Alan Lenahan (05:42):
There is no one-size-fits-all portfolio. Our clients, which we understand through the discovery process, have differing levels of risk tolerance, illiquidity tolerance, a different understanding of how complex the portfolio can be, even active and passive exposures, not to mention ESG considerations and SRI considerations. All of those have to be understood at the beginning, then you set a framework for portfolio management and set expectations of where performance can lie. And then it's our job, our responsibility to exceed those expectations and provide performance to clients that delivers on our goals.
Matt Finke (06:24):
So I've heard you say that no two endowment foundations look exactly alike. Can you give me some examples of what some of those differences might be as we're going through the discovery process, changes we would make to the risk return profile for an organization?
Alan Lenahan (06:39):
Sure. So take, for example, an institution that is having a great time in fundraising. So we are seeing consistent inflows from a fundraising standpoint that are supporting the corpus of the portfolio and allowing the spending not to have to come from that corpus. That gives us a longer time horizon at the end of the day for managing that portfolio and being confident that liquidity needs are not going to negatively affect our portfolio management decisions.
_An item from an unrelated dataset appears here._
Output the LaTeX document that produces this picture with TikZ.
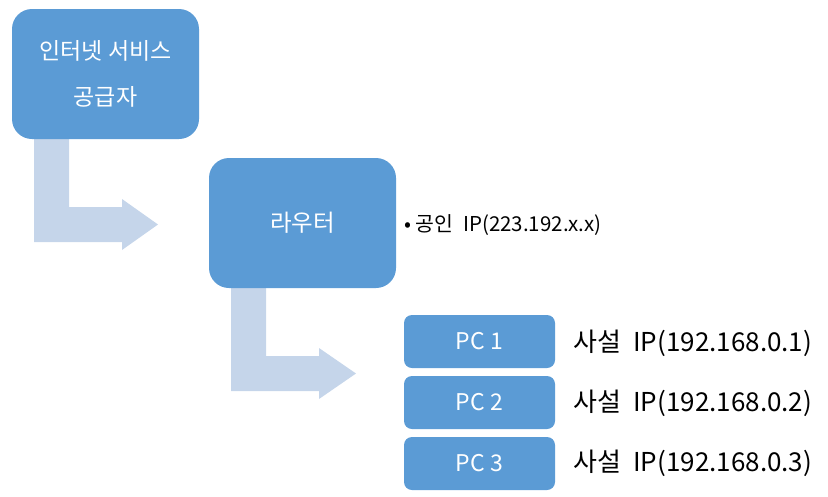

On the other hand, you have a client that let's say they have no fundraising. That is not part of their mission. No new flows are going to come into that portfolio and they have a very fixed required spending rate. In that situation, we have to be much more cognizant of the liquidity risk in the portfolio. If a portfolio, if we see a downturn and the portfolio has a significant amount of illiquidity, raising capital and raising cash in that portfolio could negatively affect the management of the pool. So those two situations result in very different model portfolio starting points.
Matt Finke (07:49):
I've heard of committees that used to get together on Sundays and pick stocks for institutional endowments. And now we've moved to a consultant model and now we may be transitioning towards an OCIO model. If you're thinking about making that transition for your institution, what are the qualities you should be looking for in an OCIO?
Alan Lenahan (08:06):
I think it's partnership and performance. Partnership goes to working with someone that you have trust and confidence in and that you're sure will do the work to understand the entire enterprise. Performance of course at the end of the day is the most important thing we deliver as an OCIO. A lot goes into generating performance and investors need to understand what to look for to have a high expectation of performance. It's depth of resources, having the ability to understand the global investment landscape and having a research and portfolio management engine that gives you confidence that they will navigate that well. It also goes with having decision makers.
Alan Lenahan (08:57):
Sometimes the traditional consultant model that then develops an OCIO capacity could fall prey to being staffed and managed by educators and advisors. And that is something that we've learned over our nearly 20 years of working in the OCIO space. There's a different skill set in a decision-maker and a portfolio manager than a research or an advisor role. We've developed and built those capabilities in-house. Brought people in that sat on the side of the table who were CIOs at institutions that have made those decisions before and know what goes into making them going forward.